Table 1 shows the values requested in the query at the different granularities; e.g. the query asks for DC and LOM at the schema level, while it requests a lom:context value of “undergrad” at the property value level, etc.


Figure 2: routing example network
Routing Example Network

In order to further clarify things we consider the scenario shown in Figure 2. In this network, various resources are described on different peers, which in turn are attached to super-peers. Peer $P_0$ sends the sample query mentioned above to its super-peer $SP_1$. In our example, this query could be answered by the peers $P_1$ and $P_4$, attached to $SP_1$ and $SP_4$, respectively. These contain metadata about resources $r$ and $s$ which match the query. The following paragraphs will explain how the routing indices at the different granularities facilitate routing the query to the right peers.

Figure 3: super-peer/peer routing index
Super-Peer/Peer Routing Index

Schema Index

We assume that different peers will support different schemas and that these schemas can be uniquely identified (e.g. the dc and lom namespaces are uniquely identified by an URI).
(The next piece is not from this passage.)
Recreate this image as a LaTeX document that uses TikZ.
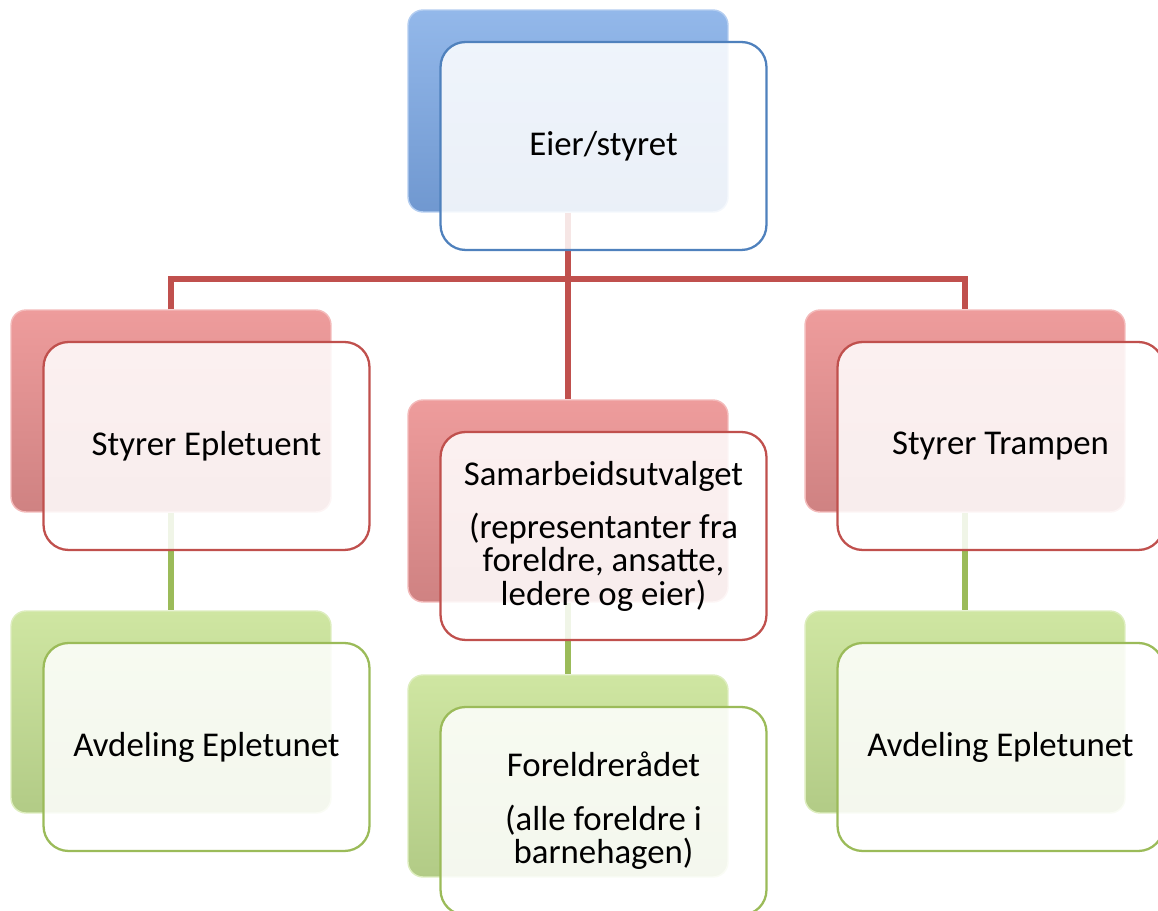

The routing index contains the schema identifier as well as the peers supporting this schema. Figure 3 shows a sample of such an index. Queries are forwarded only to peers which support the schemas used in the query. Super-peer $SP_1$ will forward the sample query to attached peers which use DC and LOM to annotate resources (peer $P_1$ in Figure 3). Mediation [5] between different schemas will be supported at the super-peer level, we discuss how it can be supported in subsection 2.4.

Property/Sets of Properties Index

Peers might choose to use only parts of (one or more) schemas, i.e. certain properties, to describe their content. While this is unusual in conventional database systems, it is more often used for data stores using semi-structured data, and very common for RDF-based systems. In this kind of index, super-peers use the properties (uniquely identified by namespace/schema ID plus property name) or sets of properties to describe their peers. Our sample query will be sent to peers using at least dc:subject, dc:language and lom:context (e.g. $SP_1$ will send the query to $P_1$, as $P_1$ contains all of these properties). Sets of properties can be useful to characterize queries (i.e. we might use a “sets-of-properties index” to characterize and route the most common queries).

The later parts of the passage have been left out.